Supplied records:
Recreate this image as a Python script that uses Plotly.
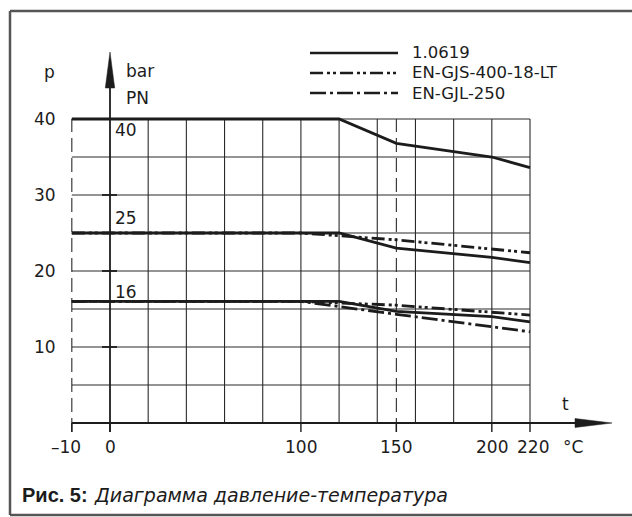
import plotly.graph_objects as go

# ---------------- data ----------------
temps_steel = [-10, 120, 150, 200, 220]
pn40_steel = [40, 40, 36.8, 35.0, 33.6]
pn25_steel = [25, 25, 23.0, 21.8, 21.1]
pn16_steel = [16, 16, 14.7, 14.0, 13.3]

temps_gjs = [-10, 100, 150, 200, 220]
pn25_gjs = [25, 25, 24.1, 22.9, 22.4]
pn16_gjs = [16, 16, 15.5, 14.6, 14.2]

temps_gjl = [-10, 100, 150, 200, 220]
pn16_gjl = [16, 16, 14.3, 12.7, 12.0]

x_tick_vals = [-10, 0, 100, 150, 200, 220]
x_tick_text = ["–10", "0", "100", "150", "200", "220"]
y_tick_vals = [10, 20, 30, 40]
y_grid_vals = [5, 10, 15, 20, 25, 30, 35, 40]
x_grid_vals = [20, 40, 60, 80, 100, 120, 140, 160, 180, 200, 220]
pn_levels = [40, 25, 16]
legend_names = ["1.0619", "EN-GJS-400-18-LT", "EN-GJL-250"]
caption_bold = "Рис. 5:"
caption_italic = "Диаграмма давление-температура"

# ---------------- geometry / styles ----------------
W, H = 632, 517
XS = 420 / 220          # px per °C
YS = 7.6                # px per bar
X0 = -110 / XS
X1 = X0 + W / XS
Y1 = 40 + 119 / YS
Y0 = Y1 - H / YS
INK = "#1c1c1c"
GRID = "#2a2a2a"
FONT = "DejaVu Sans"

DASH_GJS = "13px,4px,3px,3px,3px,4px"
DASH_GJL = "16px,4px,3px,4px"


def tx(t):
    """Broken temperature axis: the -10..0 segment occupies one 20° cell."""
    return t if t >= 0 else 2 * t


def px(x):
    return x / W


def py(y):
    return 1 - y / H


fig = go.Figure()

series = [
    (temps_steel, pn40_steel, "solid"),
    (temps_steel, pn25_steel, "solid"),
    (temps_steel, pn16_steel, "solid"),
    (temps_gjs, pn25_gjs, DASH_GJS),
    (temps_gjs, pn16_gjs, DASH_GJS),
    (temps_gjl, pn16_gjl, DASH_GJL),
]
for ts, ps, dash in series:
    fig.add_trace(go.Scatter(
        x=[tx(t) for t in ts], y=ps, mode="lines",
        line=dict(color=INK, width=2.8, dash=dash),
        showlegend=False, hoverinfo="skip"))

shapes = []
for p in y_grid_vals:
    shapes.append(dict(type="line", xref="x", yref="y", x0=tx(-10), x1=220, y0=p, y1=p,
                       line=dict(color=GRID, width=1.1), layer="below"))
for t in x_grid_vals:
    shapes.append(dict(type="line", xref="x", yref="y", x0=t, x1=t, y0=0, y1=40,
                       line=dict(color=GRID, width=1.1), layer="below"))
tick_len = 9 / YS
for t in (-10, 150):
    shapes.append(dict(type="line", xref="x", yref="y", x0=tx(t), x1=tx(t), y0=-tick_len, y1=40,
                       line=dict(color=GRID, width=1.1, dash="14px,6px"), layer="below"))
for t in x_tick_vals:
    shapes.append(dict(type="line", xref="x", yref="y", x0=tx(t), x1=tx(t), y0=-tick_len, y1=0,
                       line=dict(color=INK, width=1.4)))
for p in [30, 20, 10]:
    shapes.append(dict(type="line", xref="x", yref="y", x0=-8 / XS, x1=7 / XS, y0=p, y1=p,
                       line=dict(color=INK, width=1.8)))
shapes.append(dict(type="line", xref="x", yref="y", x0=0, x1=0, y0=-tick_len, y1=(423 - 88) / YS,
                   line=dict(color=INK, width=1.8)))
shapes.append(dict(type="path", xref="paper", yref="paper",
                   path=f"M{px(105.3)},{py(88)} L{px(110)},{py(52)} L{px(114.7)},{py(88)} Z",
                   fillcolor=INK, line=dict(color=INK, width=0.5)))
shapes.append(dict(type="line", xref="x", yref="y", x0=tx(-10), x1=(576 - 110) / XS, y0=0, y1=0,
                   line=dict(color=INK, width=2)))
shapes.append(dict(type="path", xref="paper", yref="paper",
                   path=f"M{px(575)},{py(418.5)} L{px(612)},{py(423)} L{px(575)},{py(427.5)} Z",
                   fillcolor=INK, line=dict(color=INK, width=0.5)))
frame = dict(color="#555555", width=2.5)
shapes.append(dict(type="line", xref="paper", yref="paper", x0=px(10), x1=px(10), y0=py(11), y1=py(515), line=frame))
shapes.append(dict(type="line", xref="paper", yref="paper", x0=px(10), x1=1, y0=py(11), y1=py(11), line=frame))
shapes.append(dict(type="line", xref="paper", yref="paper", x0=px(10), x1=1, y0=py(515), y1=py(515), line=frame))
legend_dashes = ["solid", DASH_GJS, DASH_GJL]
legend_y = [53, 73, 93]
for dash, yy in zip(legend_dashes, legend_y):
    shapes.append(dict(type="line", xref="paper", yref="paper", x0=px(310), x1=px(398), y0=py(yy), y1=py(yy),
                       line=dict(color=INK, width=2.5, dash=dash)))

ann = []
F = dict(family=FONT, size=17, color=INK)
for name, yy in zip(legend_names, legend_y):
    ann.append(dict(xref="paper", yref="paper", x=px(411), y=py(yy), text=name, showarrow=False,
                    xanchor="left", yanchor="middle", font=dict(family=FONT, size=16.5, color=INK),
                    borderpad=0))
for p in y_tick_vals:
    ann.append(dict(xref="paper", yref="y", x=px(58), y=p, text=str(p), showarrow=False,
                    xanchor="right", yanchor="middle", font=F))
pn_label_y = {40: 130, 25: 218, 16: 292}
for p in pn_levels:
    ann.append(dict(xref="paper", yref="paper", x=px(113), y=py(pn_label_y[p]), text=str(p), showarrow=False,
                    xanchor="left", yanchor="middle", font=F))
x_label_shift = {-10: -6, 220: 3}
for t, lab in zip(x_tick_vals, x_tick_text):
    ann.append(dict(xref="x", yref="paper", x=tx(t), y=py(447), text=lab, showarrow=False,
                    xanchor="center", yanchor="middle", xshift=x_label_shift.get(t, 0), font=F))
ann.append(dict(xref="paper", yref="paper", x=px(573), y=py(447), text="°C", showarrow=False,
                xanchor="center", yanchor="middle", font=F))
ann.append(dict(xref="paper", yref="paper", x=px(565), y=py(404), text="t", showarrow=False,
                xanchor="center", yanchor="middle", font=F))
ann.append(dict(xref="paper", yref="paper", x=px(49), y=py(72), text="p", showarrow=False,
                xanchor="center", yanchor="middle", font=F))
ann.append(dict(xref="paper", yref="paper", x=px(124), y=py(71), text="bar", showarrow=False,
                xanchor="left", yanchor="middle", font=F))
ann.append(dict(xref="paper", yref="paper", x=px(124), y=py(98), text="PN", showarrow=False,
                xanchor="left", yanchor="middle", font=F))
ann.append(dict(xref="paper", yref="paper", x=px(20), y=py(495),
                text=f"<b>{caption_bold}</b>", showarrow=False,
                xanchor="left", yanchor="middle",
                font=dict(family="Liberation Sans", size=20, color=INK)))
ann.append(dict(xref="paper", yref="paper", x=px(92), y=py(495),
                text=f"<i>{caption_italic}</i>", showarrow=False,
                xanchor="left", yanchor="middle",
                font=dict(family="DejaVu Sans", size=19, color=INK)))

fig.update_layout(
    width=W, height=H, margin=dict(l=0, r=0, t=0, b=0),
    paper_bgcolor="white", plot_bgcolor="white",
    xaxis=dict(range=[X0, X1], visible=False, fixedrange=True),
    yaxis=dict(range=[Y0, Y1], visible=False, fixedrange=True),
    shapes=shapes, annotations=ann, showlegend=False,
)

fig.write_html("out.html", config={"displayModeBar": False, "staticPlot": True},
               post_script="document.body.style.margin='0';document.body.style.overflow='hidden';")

...

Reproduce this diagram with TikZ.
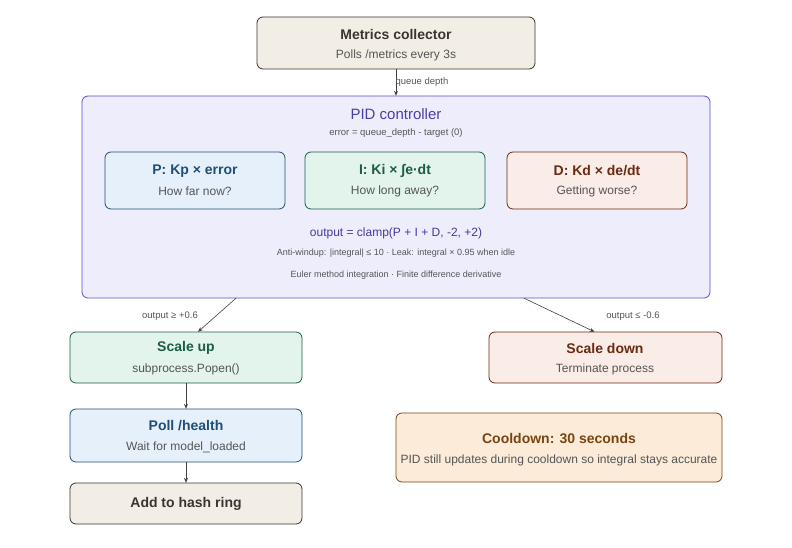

==

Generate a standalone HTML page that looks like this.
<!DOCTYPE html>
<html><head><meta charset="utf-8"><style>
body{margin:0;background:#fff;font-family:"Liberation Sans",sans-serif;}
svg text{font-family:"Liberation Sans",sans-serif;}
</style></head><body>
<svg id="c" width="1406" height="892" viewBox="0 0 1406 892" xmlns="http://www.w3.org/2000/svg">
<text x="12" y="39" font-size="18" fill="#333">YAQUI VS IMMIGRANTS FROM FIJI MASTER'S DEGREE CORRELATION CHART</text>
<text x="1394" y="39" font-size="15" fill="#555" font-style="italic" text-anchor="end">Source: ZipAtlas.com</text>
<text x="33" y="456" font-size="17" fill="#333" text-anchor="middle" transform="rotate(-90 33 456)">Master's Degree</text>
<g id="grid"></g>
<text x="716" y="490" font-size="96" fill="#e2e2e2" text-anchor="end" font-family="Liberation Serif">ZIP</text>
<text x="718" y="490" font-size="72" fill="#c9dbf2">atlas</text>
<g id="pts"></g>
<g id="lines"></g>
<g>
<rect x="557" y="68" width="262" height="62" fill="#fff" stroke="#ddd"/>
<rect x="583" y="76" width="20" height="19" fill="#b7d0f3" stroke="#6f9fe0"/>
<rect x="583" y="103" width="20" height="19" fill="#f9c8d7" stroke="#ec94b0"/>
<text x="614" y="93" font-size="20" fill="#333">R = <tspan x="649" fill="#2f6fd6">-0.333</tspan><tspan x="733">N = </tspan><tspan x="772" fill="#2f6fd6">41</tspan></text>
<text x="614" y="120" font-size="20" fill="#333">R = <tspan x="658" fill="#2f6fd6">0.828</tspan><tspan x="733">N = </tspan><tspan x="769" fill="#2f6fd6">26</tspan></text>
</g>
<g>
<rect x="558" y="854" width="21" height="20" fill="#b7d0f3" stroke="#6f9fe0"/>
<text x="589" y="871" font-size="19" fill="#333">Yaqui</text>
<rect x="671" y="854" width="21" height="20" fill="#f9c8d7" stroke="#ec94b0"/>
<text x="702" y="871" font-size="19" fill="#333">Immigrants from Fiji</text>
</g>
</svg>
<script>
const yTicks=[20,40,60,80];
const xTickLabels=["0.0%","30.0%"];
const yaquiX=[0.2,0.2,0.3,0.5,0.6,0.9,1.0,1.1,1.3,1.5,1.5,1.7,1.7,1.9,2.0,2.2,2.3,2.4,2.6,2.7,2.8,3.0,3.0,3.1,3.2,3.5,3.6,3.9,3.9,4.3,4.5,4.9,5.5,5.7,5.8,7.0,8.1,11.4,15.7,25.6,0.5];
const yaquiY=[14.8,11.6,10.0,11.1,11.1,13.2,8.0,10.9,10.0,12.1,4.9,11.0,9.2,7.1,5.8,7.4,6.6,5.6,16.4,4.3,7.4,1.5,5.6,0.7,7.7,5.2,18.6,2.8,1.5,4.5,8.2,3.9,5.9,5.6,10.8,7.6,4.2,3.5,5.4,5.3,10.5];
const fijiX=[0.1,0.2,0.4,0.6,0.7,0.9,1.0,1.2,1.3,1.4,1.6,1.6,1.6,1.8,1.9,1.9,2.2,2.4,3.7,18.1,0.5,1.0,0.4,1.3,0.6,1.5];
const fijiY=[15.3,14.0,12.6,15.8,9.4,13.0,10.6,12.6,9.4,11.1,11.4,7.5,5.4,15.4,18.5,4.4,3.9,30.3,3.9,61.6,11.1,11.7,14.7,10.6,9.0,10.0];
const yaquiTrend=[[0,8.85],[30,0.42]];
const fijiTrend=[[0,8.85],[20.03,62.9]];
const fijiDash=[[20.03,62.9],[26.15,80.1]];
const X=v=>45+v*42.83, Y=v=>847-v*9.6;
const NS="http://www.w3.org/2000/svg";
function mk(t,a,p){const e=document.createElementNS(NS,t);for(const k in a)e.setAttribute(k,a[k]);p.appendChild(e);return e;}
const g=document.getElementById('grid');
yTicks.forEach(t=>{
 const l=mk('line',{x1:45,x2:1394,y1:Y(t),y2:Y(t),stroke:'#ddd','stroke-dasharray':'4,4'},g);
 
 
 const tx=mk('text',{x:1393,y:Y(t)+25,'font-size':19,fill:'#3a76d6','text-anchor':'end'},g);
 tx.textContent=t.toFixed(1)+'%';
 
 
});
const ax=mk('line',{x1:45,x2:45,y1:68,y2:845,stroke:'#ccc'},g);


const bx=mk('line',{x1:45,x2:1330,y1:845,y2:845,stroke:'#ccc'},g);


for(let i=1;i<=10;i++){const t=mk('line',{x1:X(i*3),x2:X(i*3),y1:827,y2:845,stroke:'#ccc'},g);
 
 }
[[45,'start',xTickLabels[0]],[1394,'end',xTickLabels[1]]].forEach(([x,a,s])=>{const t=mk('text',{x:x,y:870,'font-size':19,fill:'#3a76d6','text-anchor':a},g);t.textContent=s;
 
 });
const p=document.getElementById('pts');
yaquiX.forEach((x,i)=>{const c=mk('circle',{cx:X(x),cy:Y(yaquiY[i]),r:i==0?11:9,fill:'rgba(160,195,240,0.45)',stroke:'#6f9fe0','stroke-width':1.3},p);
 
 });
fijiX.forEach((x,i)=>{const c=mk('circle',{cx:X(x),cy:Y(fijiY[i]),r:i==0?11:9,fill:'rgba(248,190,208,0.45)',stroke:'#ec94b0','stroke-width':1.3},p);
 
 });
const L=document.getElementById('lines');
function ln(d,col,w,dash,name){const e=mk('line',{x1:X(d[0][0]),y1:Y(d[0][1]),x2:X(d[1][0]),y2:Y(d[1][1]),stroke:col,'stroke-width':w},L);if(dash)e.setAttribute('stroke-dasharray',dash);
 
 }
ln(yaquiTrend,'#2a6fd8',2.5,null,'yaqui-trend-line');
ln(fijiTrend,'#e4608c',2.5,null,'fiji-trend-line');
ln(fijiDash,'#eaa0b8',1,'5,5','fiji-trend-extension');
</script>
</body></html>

Problem description:
Quote only the lines running from the line with "Recreate this image" to the line with "fig = go.Figure()", ends included, exactly as they appear and without the pictures.

Written reply:
Recreate this image as a Python script that uses Plotly.
import plotly.graph_objects as go

# ---------------- data ----------------
temps_steel = [-10, 120, 150, 200, 220]
pn40_steel = [40, 40, 36.8, 35.0, 33.6]
pn25_steel = [25, 25, 23.0, 21.8, 21.1]
pn16_steel = [16, 16, 14.7, 14.0, 13.3]

temps_gjs = [-10, 100, 150, 200, 220]
pn25_gjs = [25, 25, 24.1, 22.9, 22.4]
pn16_gjs = [16, 16, 15.5, 14.6, 14.2]

temps_gjl = [-10, 100, 150, 200, 220]
pn16_gjl = [16, 16, 14.3, 12.7, 12.0]

x_tick_vals = [-10, 0, 100, 150, 200, 220]
x_tick_text = ["–10", "0", "100", "150", "200", "220"]
y_tick_vals = [10, 20, 30, 40]
y_grid_vals = [5, 10, 15, 20, 25, 30, 35, 40]
x_grid_vals = [20, 40, 60, 80, 100, 120, 140, 160, 180, 200, 220]
pn_levels = [40, 25, 16]
legend_names = ["1.0619", "EN-GJS-400-18-LT", "EN-GJL-250"]
caption_bold = "Рис. 5:"
caption_italic = "Диаграмма давление-температура"

# ---------------- geometry / styles ----------------
W, H = 632, 517
XS = 420 / 220          # px per °C
YS = 7.6                # px per bar
X0 = -110 / XS
X1 = X0 + W / XS
Y1 = 40 + 119 / YS
Y0 = Y1 - H / YS
INK = "#1c1c1c"
GRID = "#2a2a2a"
FONT = "DejaVu Sans"

DASH_GJS = "13px,4px,3px,3px,3px,4px"
DASH_GJL = "16px,4px,3px,4px"


def tx(t):
    """Broken temperature axis: the -10..0 segment occupies one 20° cell."""
    return t if t >= 0 else 2 * t


def px(x):
    return x / W


def py(y):
    return 1 - y / H


fig = go.Figure()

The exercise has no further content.